● **DATA**:
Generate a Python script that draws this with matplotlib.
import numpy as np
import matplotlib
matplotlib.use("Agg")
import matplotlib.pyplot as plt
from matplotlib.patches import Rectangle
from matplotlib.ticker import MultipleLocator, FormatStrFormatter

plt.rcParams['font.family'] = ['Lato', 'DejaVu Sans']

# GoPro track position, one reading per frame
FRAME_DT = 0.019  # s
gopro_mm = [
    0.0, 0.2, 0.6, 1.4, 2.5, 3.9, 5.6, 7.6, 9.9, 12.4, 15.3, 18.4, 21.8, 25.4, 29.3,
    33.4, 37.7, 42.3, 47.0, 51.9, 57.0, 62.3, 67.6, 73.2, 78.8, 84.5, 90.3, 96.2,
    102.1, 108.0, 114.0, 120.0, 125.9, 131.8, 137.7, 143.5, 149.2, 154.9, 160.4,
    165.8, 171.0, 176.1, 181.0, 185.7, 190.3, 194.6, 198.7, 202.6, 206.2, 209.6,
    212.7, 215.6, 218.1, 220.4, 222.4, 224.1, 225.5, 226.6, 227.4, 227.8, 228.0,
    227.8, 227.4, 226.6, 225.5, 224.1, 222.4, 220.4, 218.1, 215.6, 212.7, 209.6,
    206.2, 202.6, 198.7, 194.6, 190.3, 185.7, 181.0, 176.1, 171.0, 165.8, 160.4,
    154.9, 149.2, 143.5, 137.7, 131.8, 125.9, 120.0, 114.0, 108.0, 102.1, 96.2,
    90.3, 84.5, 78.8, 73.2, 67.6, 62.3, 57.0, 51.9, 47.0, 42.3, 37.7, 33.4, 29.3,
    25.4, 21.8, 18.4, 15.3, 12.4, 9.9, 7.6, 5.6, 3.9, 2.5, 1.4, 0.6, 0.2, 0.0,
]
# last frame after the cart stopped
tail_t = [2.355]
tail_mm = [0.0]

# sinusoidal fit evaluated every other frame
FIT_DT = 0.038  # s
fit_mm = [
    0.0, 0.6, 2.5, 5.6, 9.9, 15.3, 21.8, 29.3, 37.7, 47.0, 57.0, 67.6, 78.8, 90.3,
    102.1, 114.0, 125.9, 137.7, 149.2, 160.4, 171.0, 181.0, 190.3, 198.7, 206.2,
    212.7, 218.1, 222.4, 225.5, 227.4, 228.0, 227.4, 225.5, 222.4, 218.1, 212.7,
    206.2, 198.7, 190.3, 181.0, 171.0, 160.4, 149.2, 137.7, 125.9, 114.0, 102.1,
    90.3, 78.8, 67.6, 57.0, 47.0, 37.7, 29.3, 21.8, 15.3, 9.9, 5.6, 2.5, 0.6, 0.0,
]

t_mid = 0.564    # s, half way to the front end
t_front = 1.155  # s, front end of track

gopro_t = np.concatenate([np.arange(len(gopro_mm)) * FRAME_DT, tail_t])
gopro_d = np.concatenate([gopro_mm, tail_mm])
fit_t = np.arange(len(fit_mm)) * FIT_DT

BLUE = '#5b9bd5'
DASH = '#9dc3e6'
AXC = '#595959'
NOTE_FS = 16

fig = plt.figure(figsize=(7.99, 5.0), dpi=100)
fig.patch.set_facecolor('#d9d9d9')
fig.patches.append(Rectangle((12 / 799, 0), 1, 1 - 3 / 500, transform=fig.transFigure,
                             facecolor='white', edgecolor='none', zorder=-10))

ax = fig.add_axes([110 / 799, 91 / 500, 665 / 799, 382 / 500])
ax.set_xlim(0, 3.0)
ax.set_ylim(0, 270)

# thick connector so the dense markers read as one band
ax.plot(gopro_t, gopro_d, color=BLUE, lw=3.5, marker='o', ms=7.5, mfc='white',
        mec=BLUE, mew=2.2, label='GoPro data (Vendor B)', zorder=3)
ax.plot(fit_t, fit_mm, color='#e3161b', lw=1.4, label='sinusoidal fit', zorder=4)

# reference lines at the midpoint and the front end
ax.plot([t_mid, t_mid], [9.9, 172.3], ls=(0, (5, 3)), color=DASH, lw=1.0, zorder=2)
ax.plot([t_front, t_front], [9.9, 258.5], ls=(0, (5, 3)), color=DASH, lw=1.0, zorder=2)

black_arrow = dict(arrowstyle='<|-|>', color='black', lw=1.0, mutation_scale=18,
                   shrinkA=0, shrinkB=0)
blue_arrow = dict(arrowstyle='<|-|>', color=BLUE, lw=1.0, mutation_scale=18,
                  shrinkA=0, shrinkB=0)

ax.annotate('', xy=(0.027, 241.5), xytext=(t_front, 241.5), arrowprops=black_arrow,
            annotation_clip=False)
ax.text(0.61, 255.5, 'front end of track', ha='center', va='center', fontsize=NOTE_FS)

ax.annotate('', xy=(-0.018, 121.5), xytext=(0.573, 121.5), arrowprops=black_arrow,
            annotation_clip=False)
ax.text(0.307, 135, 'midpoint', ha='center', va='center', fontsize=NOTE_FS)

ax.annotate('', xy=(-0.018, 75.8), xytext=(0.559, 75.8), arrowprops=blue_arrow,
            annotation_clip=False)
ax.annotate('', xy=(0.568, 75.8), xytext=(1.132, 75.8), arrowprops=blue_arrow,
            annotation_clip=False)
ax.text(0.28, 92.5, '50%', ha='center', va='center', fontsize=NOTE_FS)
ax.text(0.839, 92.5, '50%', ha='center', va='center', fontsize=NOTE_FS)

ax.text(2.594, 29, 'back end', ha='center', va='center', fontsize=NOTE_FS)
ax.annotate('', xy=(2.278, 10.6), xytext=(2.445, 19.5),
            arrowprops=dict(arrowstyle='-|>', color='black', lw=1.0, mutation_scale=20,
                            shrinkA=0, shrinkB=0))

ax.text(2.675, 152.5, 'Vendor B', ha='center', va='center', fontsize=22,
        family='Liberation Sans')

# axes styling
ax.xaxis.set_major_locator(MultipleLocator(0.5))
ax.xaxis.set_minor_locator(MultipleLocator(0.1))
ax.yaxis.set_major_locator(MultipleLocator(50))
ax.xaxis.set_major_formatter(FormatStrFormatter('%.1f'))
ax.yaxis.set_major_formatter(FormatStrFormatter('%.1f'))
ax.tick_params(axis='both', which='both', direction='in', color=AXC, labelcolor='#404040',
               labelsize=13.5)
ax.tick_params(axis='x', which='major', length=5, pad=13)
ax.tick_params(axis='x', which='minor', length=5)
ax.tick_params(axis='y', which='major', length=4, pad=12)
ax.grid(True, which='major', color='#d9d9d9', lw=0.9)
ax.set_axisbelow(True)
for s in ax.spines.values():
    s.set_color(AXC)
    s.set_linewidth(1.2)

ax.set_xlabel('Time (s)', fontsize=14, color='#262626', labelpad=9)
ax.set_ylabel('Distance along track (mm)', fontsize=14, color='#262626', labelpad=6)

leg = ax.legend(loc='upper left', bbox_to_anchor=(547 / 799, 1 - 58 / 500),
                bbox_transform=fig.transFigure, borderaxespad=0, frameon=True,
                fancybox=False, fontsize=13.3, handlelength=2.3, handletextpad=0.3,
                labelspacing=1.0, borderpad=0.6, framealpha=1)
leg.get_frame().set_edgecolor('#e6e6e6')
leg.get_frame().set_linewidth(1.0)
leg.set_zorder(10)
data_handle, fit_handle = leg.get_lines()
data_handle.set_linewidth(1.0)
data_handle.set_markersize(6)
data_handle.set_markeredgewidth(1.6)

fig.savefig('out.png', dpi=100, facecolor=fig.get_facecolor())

● **WHAT YOU WILL DO**: Check each line of the data above for the word "matplotlib" and say how many lines have it. Give the number alone.

● **ANSWER FOR THE TASK**: 6